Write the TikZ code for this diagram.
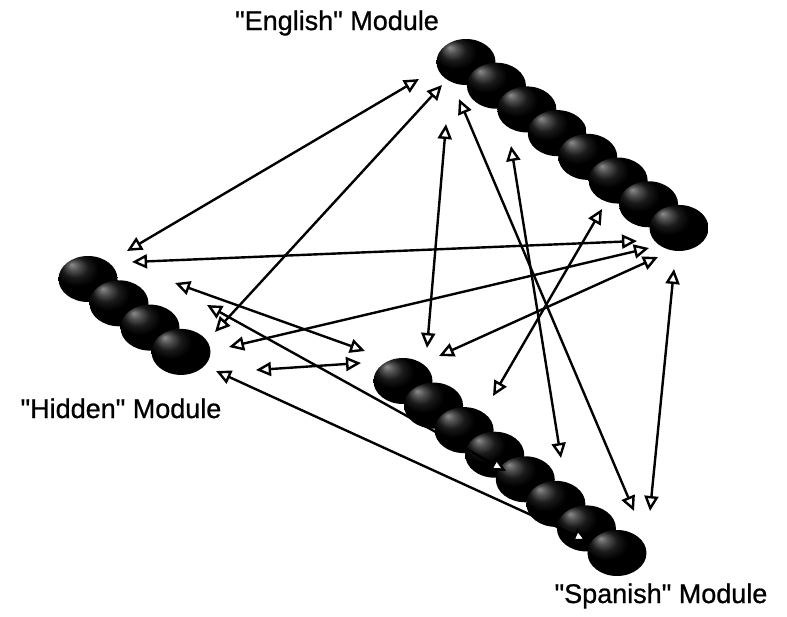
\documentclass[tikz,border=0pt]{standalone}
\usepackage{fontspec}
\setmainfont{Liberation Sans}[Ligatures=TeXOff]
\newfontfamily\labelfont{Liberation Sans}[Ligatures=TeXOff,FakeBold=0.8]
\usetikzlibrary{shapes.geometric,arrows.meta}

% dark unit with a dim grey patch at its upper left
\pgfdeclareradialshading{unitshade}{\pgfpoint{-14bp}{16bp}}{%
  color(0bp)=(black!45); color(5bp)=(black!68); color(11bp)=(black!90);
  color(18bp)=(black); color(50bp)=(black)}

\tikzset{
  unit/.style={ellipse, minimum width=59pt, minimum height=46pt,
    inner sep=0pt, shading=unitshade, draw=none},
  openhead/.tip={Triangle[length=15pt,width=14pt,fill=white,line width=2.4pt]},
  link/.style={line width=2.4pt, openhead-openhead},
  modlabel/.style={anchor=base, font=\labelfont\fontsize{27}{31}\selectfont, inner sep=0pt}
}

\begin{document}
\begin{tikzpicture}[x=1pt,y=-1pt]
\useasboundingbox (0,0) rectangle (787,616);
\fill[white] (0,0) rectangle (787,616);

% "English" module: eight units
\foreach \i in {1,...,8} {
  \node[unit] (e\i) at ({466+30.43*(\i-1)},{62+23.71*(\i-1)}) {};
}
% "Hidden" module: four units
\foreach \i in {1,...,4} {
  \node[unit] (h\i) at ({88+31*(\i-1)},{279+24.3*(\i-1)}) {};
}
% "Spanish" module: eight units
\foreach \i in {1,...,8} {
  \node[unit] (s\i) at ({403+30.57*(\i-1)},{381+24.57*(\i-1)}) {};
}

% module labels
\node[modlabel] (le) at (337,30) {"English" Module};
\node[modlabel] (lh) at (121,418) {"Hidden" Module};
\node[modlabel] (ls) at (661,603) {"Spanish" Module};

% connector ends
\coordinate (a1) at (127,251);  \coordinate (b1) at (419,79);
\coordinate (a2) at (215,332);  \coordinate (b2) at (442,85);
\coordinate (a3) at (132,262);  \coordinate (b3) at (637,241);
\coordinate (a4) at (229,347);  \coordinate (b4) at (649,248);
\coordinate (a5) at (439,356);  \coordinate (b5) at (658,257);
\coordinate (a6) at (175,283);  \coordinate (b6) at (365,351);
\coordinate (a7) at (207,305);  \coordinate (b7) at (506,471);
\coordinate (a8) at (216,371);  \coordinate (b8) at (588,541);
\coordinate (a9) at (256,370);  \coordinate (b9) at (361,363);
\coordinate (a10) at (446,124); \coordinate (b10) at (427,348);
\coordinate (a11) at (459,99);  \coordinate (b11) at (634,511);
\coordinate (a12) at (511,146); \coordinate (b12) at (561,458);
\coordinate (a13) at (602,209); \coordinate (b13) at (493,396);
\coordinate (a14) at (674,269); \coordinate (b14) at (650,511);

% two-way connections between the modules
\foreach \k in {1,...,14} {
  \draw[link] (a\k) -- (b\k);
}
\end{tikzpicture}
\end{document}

[Challenge]
In your copy of the listing above, reproduce each line exactly and omit all pictures.

[Exercise response]
Write the TikZ code for this diagram.
\documentclass[tikz,border=0pt]{standalone}
\usepackage{fontspec}
\setmainfont{Liberation Sans}[Ligatures=TeXOff]
\newfontfamily\labelfont{Liberation Sans}[Ligatures=TeXOff,FakeBold=0.8]
\usetikzlibrary{shapes.geometric,arrows.meta}

% dark unit with a dim grey patch at its upper left
\pgfdeclareradialshading{unitshade}{\pgfpoint{-14bp}{16bp}}{%
  color(0bp)=(black!45); color(5bp)=(black!68); color(11bp)=(black!90);
  color(18bp)=(black); color(50bp)=(black)}

\tikzset{
  unit/.style={ellipse, minimum width=59pt, minimum height=46pt,
    inner sep=0pt, shading=unitshade, draw=none},
  openhead/.tip={Triangle[length=15pt,width=14pt,fill=white,line width=2.4pt]},
  link/.style={line width=2.4pt, openhead-openhead},
  modlabel/.style={anchor=base, font=\labelfont\fontsize{27}{31}\selectfont, inner sep=0pt}
}

\begin{document}
\begin{tikzpicture}[x=1pt,y=-1pt]
\useasboundingbox (0,0) rectangle (787,616);
\fill[white] (0,0) rectangle (787,616);

% "English" module: eight units
\foreach \i in {1,...,8} {
  \node[unit] (e\i) at ({466+30.43*(\i-1)},{62+23.71*(\i-1)}) {};
}
% "Hidden" module: four units
\foreach \i in {1,...,4} {
  \node[unit] (h\i) at ({88+31*(\i-1)},{279+24.3*(\i-1)}) {};
}
% "Spanish" module: eight units
\foreach \i in {1,...,8} {
  \node[unit] (s\i) at ({403+30.57*(\i-1)},{381+24.57*(\i-1)}) {};
}

% module labels
\node[modlabel] (le) at (337,30) {"English" Module};
\node[modlabel] (lh) at (121,418) {"Hidden" Module};
\node[modlabel] (ls) at (661,603) {"Spanish" Module};

% connector ends
\coordinate (a1) at (127,251);  \coordinate (b1) at (419,79);
\coordinate (a2) at (215,332);  \coordinate (b2) at (442,85);
\coordinate (a3) at (132,262);  \coordinate (b3) at (637,241);
\coordinate (a4) at (229,347);  \coordinate (b4) at (649,248);
\coordinate (a5) at (439,356);  \coordinate (b5) at (658,257);
\coordinate (a6) at (175,283);  \coordinate (b6) at (365,351);
\coordinate (a7) at (207,305);  \coordinate (b7) at (506,471);
\coordinate (a8) at (216,371);  \coordinate (b8) at (588,541);
\coordinate (a9) at (256,370);  \coordinate (b9) at (361,363);
\coordinate (a10) at (446,124); \coordinate (b10) at (427,348);
\coordinate (a11) at (459,99);  \coordinate (b11) at (634,511);
\coordinate (a12) at (511,146); \coordinate (b12) at (561,458);
\coordinate (a13) at (602,209); \coordinate (b13) at (493,396);
\coordinate (a14) at (674,269); \coordinate (b14) at (650,511);

% two-way connections between the modules
\foreach \k in {1,...,14} {
  \draw[link] (a\k) -- (b\k);
}
\end{tikzpicture}
\end{document}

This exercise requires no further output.